The goal of disaster recovery training should be to train the disaster recovery personnel to the extent that they are able to execute initial recovery procedures without aid of the actual document, since a paper or electronic version of the plan may be unavailable for the first few hours as a result of the disaster.

Recommendations

The Chief, Information Technology Services, should ensure each site:

1.      Reviews the disaster recovery plan for completeness and accuracy quarterly or whenever significant changes occur to any plan element.

Management’s Response:  The MCC and TCC developed a process to perform quarterly reviews.  The first review will be completed by April 1, 2004.  The Atlanta Territory Manager implemented a controlled response process to ensure the disaster recovery plan was reviewed.  The responses are due March 31, June 30, September 30, and December 31 requiring verification that each team has met and their respective disaster recovery plans have been reviewed for accuracy.  A Plan Changes or Reviews sheet has been added to the plans to document all changes to and reviews of the plans.

2.      Periodically trains employees in their disaster recovery roles and responsibilities.

Management’s Response:  Both the MCC and TCC will conduct yearly training sessions beginning in September 2004 during the preplanning phase for this year’s disaster recovery exercise.  The Atlanta Territory Manager will ensure the Telecommunications organization conducts an independent biannual disaster recovery table exercise and documents it in the plan.

3.      Performs at least one exercise of each disaster recovery plan element annually.

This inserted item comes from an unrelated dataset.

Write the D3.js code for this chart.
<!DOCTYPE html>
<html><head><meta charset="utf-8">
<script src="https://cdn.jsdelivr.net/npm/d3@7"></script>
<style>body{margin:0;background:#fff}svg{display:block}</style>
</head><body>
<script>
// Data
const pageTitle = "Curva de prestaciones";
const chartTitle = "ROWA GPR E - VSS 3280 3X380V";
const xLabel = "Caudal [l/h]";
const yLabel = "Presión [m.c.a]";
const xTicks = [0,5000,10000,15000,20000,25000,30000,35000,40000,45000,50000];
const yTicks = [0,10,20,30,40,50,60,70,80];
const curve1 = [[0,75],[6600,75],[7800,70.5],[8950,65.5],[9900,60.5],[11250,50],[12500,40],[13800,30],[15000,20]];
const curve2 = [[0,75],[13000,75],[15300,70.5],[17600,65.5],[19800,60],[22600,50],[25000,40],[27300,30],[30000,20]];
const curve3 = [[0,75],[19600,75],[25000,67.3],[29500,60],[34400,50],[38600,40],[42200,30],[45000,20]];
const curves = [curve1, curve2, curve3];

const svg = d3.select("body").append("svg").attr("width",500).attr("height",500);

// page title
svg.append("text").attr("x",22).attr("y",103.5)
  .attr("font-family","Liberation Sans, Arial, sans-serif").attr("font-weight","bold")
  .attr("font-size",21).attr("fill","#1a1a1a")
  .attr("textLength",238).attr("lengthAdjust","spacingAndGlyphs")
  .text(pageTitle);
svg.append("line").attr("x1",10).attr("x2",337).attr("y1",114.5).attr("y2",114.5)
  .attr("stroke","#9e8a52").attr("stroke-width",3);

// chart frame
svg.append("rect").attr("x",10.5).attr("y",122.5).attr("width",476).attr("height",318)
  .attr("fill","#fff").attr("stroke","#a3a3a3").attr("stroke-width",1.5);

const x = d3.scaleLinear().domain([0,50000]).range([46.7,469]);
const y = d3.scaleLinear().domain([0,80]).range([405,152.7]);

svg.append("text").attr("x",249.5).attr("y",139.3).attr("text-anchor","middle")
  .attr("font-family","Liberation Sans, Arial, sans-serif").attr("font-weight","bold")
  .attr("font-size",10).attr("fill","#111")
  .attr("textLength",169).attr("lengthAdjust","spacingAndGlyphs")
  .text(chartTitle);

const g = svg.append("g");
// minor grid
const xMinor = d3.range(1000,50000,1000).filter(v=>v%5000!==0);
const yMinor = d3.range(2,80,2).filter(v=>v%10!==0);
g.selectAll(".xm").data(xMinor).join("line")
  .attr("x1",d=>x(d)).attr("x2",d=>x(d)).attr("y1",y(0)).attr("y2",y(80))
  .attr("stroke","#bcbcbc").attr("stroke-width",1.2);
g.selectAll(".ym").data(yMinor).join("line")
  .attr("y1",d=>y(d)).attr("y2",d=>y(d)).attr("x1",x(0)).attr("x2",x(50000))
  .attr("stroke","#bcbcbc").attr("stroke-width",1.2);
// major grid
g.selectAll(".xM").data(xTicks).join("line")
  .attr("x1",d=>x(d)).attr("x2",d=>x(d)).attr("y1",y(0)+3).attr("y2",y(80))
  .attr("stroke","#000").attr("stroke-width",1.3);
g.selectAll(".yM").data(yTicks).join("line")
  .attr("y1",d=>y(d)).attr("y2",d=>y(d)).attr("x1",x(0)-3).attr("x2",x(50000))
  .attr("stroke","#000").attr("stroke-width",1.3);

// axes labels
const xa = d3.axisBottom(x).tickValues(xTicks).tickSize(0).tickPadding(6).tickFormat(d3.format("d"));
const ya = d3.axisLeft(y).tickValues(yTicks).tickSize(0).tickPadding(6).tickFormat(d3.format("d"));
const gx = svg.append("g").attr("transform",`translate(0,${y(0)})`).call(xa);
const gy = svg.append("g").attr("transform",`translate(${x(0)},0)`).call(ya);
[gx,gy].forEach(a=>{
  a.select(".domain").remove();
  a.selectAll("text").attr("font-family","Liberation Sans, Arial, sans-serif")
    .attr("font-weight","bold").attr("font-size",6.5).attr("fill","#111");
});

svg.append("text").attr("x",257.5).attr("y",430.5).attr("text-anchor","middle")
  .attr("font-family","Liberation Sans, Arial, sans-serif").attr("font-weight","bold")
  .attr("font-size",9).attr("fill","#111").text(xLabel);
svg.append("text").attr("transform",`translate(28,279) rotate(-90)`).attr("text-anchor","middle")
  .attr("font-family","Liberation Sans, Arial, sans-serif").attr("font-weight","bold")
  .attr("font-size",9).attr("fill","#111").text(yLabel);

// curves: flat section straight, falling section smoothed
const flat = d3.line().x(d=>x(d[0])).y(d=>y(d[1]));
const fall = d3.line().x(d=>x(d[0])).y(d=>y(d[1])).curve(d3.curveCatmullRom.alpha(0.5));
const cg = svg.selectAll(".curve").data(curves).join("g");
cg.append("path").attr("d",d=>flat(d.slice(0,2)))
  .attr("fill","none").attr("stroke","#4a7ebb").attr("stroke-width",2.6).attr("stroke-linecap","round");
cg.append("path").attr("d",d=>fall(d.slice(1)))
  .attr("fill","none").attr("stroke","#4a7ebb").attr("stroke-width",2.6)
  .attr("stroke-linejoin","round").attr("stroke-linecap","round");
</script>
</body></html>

Management’s Response:  Testing at the MCC and TCC is conducted more frequently than on an annual basis.  This includes participation in disaster recovery of other systems (e.g., mainframe disaster recovery exercise).  Testing for this calendar year will be conducted by December 1, 2004.  The Atlanta Campus and Atlanta Territory Manager will coordinate with the Mission Assurance Office to ensure annual disaster recovery testing is conducted.

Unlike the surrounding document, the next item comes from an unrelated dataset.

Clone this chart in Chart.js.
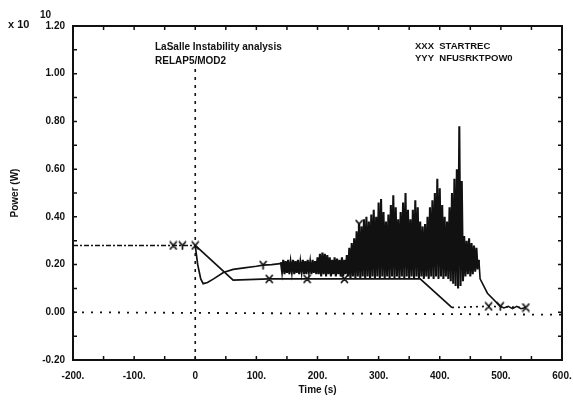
<!DOCTYPE html>
<html>
<head>
<meta charset="utf-8">
<script src="https://cdn.jsdelivr.net/npm/chart.js@4.4.1/dist/chart.umd.min.js"></script>
<style>
  html, body { margin: 0; padding: 0; background: #fff; }
  #wrap { width: 573px; height: 405px; }
</style>
</head>
<body>
<div id="wrap"><canvas id="c" width="573" height="405"></canvas></div>
<script>
// ---------- data ----------
const xTickValues = [-200, -100, 0, 100, 200, 300, 400, 500, 600];
const yTickValues = [-0.2, 0, 0.2, 0.4, 0.6, 0.8, 1.0, 1.2];
const seriesNames = ['STARTREC', 'NFUSRKTPOW0'];
const seriesKeys = ['XXX', 'YYY'];

// steady state before t = 0 (both series)
const preTime = [-200, 0];
const prePower = [0.28, 0.28];

// STARTREC (X)
const startrecTime = [0, 62, 121, 183, 244, 300, 368, 420];
const startrecPower = [0.28, 0.135, 0.14, 0.14, 0.14, 0.14, 0.14, 0.02];
const startrecTailTime = [420, 480, 541];
const startrecTailPower = [0.02, 0.025, 0.02];
const startrecMarkTime = [-36, 0, 121, 183, 244, 480, 541];
const startrecMarkPower = [0.28, 0.28, 0.14, 0.14, 0.14, 0.025, 0.02];

// NFUSRKTPOW0 (Y)
const nfusTime = [0, 4, 9, 13, 20, 30, 46, 62, 80, 100, 111, 125, 139];
const nfusPower = [0.28, 0.2, 0.14, 0.12, 0.125, 0.14, 0.167, 0.18, 0.186, 0.193, 0.198, 0.2, 0.204];
const oscStart = 140;
const oscStep = 2;
const oscPower = [
  0.21,0.17, 0.22,0.16, 0.215,0.165, 0.22,0.16, 0.21,0.17,
  0.22,0.16, 0.215,0.165, 0.22,0.16, 0.21,0.17, 0.22,0.16,
  0.215,0.16, 0.22,0.17, 0.21,0.16, 0.22,0.165, 0.215,0.16,
  0.23,0.16, 0.245,0.15, 0.25,0.16, 0.245,0.15, 0.24,0.16,
  0.23,0.15, 0.22,0.16, 0.23,0.15, 0.225,0.16, 0.22,0.15,
  0.23,0.15, 0.22,0.16, 0.24,0.15, 0.27,0.14, 0.29,0.15,
  0.31,0.14, 0.34,0.15, 0.37,0.14, 0.36,0.15, 0.39,0.14,
  0.40,0.15, 0.38,0.14, 0.41,0.15, 0.43,0.14, 0.40,0.15,
  0.46,0.14, 0.475,0.15, 0.42,0.14, 0.38,0.15, 0.41,0.14,
  0.45,0.15, 0.49,0.14, 0.44,0.15, 0.39,0.14, 0.42,0.15,
  0.46,0.14, 0.50,0.15, 0.43,0.14, 0.39,0.15, 0.43,0.14,
  0.47,0.15, 0.44,0.14, 0.38,0.15, 0.36,0.14, 0.37,0.15,
  0.40,0.14, 0.44,0.15, 0.47,0.14, 0.50,0.15, 0.56,0.14,
  0.52,0.15, 0.45,0.14, 0.40,0.15, 0.38,0.14, 0.44,0.13,
  0.50,0.12, 0.56,0.11, 0.60,0.10, 0.78,0.11, 0.55,0.13,
  0.32,0.15, 0.30,0.16, 0.31,0.15, 0.29,0.16, 0.28,0.17,
  0.27,0.18, 0.22
];
const nfusTailTime = [464, 466, 478, 499, 505, 512, 519, 526, 533, 541];
const nfusTailPower = [0.22, 0.14, 0.08, 0.025, 0.018, 0.025, 0.015, 0.025, 0.015, 0.02];
const nfusMarkTime = [-21, 111, 268, 499];
const nfusMarkPower = [0.28, 0.198, 0.37, 0.025];

// reference lines
const vLineTime = [0, 0];
const vLinePower = [-0.2, 1.02];
const hLineTime = [-200, 600];
const hLinePower = [0, -0.01];

// ---------- helpers ----------
const pts = (xs, ys) => xs.map((t, i) => ({x: t, y: ys[i]}));
const oscPts = oscPower.map((v, i) => ({x: oscStart + i * oscStep, y: v}));
const INK = '#111';
const FONT = "'Liberation Sans', Arial, sans-serif";

function glyphMarker(ch) {
  const c = document.createElement('canvas');
  c.width = 9; c.height = 10;
  const g = c.getContext('2d');
  g.strokeStyle = INK; g.lineWidth = 1.7; g.lineCap = 'round';
  g.beginPath();
  if (ch === 'X') {
    g.moveTo(1.5, 1.5); g.lineTo(7.5, 8.5);
    g.moveTo(7.5, 1.5); g.lineTo(1.5, 8.5);
  } else {
    g.moveTo(1.5, 1.5); g.lineTo(4.5, 5);
    g.moveTo(7.5, 1.5); g.lineTo(4.5, 5);
    g.lineTo(4.5, 8.8);
  }
  g.stroke();
  return c;
}
const markX = glyphMarker('X');
const markY = glyphMarker('Y');

function lineSet(data, opts) {
  return Object.assign({
    data, showLine: true, borderColor: INK, backgroundColor: INK,
    borderWidth: 1.5, pointRadius: 0, fill: false, tension: 0
  }, opts || {});
}

// ---------- frame, inward ticks, texts ----------
const framePlugin = {
  id: 'frame',
  afterDatasetsDraw(chart) {
    const {ctx, chartArea: a, scales: {x, y}} = chart;
    ctx.save();
    ctx.strokeStyle = INK;
    ctx.lineWidth = 2;
    ctx.strokeRect(a.left, a.top, a.right - a.left, a.bottom - a.top);
    ctx.lineWidth = 1.5;
    ctx.beginPath();
    for (let v = -200; v <= 600; v += 50) {
      const px = x.getPixelForValue(v);
      ctx.moveTo(px, a.bottom); ctx.lineTo(px, a.bottom - 4);
      ctx.moveTo(px, a.top); ctx.lineTo(px, a.top + 4);
    }
    for (let k = -2; k <= 12; k++) {
      const py = y.getPixelForValue(k / 10);
      ctx.moveTo(a.left, py); ctx.lineTo(a.left + 4, py);
      ctx.moveTo(a.right, py); ctx.lineTo(a.right - 4, py);
    }
    ctx.stroke();

    ctx.fillStyle = INK;
    ctx.textBaseline = 'middle';
    ctx.textAlign = 'left';
    ctx.font = 'bold 11px ' + FONT;
    ctx.fillText('x 10', 8, 25);
    ctx.font = 'bold 10px ' + FONT;
    ctx.fillText('10', 40, 15);
    ctx.font = 'bold 10px ' + FONT;
    ctx.fillText('LaSalle Instability analysis', 155, 47);
    ctx.fillText('RELAP5/MOD2', 155, 61);
    ctx.font = 'bold 9.5px ' + FONT;
    ctx.fillText(seriesKeys[0] + '  ' + seriesNames[0], 415, 46);
    ctx.fillText(seriesKeys[1] + '  ' + seriesNames[1], 415, 58);
    ctx.restore();
  }
};

new Chart(document.getElementById('c'), {
  type: 'scatter',
  data: {
    datasets: [
      lineSet(pts(startrecMarkTime, startrecMarkPower), {showLine: false, pointStyle: markX, pointRadius: 4}),
      lineSet(pts(nfusMarkTime, nfusMarkPower), {showLine: false, pointStyle: markY, pointRadius: 4}),
      lineSet(pts(startrecTime, startrecPower), {borderWidth: 1.7}),
      lineSet(pts(startrecTailTime, startrecTailPower), {borderDash: [2, 4], borderWidth: 1.7}),
      lineSet(pts(nfusTime, nfusPower), {borderWidth: 1.7}),
      lineSet(oscPts, {borderWidth: 2.1}),
      lineSet(pts(nfusTailTime, nfusTailPower), {borderWidth: 1.6}),
      lineSet(pts(preTime, prePower), {borderDash: [5, 2, 2, 2], borderWidth: 1.3}),
      lineSet(pts(vLineTime, vLinePower), {borderDash: [3, 5], borderWidth: 1.6}),
      lineSet(pts(hLineTime, hLinePower), {borderDash: [2, 7], borderWidth: 1.8})
    ]
  },
  options: {
    responsive: false,
    animation: false,
    devicePixelRatio: 1,
    layout: {padding: {left: 0, top: 26, right: 11, bottom: 0}},
    plugins: {legend: {display: false}, tooltip: {enabled: false}},
    scales: {
      x: {
        type: 'linear', min: -200, max: 600,
        afterBuildTicks: s => { s.ticks = xTickValues.map(v => ({value: v})); },
        afterFit: s => { s.height = 45; s.paddingLeft = 0; s.paddingRight = 0; },
        grid: {display: false, drawTicks: false},
        border: {display: false},
        ticks: {
          color: INK, padding: 10, maxRotation: 0, autoSkip: false,
          font: {family: FONT, size: 10, weight: 'bold'},
          callback: v => v === 0 ? '0' : v + '.'
        },
        title: {display: true, text: 'Time (s)', color: INK,
          font: {family: FONT, size: 10, weight: 'bold'}, padding: {top: 0, bottom: 9}}
      },
      y: {
        type: 'linear', min: -0.2, max: 1.2,
        afterBuildTicks: s => { s.ticks = yTickValues.map(v => ({value: v})); },
        afterFit: s => { s.width = 73; s.paddingTop = 0; s.paddingBottom = 0; },
        grid: {display: false, drawTicks: false},
        border: {display: false},
        ticks: {
          color: INK, padding: 8, autoSkip: false,
          font: {family: FONT, size: 10, weight: 'bold'},
          callback: v => v.toFixed(2)
        },
        title: {display: true, text: 'Power (W)', color: INK,
          font: {family: FONT, size: 10, weight: 'bold'}, padding: {top: 9, bottom: 0}}
      }
    }
  },
  plugins: [framePlugin]
});
</script>
</body>
</html>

The Data Communications Network Requires Additional Disaster Recovery and Risk Management Measures

Presidential Decision Directive (PDD) 63, Critical Infrastructure Protection (CIP), dated May 1998, calls for a national effort to assure the security of the nation’s critical infrastructure.  The infrastructure includes systems essential to the minimum operations of the economy and Federal Government, such as telecommunications, banking and finance, energy, and transportation.  PDD 63 also requires that each Federal Government department and agency prepare a plan for protecting its own critical infrastructure. Executive Order 13231, Critical Infrastructure Protection in the Information Age, issued October 2001, reaffirms the need to continually take actions to secure information systems, emergency preparedness communications, and physical assets.

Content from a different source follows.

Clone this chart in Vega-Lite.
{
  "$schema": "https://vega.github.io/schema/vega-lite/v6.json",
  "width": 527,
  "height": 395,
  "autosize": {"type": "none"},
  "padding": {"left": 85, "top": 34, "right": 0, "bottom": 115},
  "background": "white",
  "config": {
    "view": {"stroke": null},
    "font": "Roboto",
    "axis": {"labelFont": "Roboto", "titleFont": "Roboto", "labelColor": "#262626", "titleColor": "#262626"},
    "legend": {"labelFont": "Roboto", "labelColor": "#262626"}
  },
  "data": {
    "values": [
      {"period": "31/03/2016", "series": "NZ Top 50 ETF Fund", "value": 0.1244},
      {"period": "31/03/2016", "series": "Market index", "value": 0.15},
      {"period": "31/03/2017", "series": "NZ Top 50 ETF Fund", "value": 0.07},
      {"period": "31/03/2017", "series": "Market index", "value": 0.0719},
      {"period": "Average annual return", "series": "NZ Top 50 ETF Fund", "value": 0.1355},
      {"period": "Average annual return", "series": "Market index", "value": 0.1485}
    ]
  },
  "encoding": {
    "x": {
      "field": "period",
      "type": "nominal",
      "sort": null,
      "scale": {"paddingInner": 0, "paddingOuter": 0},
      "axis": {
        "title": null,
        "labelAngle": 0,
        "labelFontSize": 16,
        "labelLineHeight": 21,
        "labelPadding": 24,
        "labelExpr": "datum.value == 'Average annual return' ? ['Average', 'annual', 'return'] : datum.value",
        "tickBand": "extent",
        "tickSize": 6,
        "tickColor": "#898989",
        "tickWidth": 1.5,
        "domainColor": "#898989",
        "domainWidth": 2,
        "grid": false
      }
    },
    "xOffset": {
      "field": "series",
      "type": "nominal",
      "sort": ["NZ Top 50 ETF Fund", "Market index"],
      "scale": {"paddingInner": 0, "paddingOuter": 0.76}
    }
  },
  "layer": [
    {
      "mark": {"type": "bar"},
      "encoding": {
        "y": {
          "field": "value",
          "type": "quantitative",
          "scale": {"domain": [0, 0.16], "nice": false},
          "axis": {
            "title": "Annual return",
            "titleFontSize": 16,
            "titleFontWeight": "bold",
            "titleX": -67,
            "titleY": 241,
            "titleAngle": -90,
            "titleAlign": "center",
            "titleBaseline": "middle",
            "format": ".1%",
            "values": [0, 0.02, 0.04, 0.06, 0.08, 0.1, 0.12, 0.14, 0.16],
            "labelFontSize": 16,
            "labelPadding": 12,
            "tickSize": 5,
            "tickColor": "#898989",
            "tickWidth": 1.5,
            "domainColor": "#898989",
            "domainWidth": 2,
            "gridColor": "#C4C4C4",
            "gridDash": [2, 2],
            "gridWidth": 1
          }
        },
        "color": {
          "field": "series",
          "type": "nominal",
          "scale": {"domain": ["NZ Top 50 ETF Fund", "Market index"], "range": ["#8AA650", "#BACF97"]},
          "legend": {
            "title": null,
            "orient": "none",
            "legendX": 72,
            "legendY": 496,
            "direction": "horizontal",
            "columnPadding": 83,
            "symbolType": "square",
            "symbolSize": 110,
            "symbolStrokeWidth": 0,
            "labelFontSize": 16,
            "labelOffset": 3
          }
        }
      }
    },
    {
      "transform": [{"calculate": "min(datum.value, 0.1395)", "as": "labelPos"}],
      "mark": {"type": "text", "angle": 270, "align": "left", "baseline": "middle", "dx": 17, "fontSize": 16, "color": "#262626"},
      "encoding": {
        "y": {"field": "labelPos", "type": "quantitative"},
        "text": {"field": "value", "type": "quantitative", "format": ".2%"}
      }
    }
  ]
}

The Department of the Treasury Critical Infrastructure Protection Plan (TCIPP), dated August 30, 2002, stipulated that each departmental office and bureau is responsible for identifying the critical assets under its control, assessing the vulnerabilities of those assets, and assuring their availability, integrity, confidentiality, survivability, and adequacy. According to the TCIPP, critical infrastructure would include the physical and cyber assets that support critical missions.  Physical assets include the facilities providing service to the public, while cyber assets include networks, computers, applications, data, and information.  Each departmental office and bureau is also required to develop its own CIP Management Plan addressing governance, risk management, critical asset management, threat assessment, vulnerability/risk assessment, disaster recovery planning and management, incident reporting and handling, and training and awareness.

In February 2003, we reported that, while the IRS had not yet completed its CIP Management Plan, it had taken significant steps in protecting its critical assets.  Some of the required activities identified in the IRS’ draft CIP Management Plan included: 

·        Critical asset identification.

·        Vulnerability assessment.

·        Disaster recovery planning.

·        Risk management.

As part of its CIP Program, the IRS identified 19 critical assets, which included the data communications network.  The IRS also completed a vulnerability assessment in November 2000 for each of the critical assets.  However, the IRS has not completed the disaster recovery planning and risk management activities for data communications, which could result in the inability of the IRS to timely restore critical data communications in the event of a disaster, potentially affecting the IRS’ ability to accomplish its mission and serve taxpayers.

According to the draft CIP Management Plan, critical asset owners shall ensure that disaster recovery plans cover their critical assets and that those plans appropriately prioritize actions with respect to those critical assets.  For data communications, the disaster recovery plan should address the compromise or incapacitation of the critical asset as a result of physical or cyber attacks as well as natural disasters.  Critical asset owners were also required to develop and maintain a risk management plan.  Risk management encompasses those activities taken to identify, control, and reduce risks.  The risk management plan should be reviewed and revised annually or more frequently in response to changes in the assessed risk. 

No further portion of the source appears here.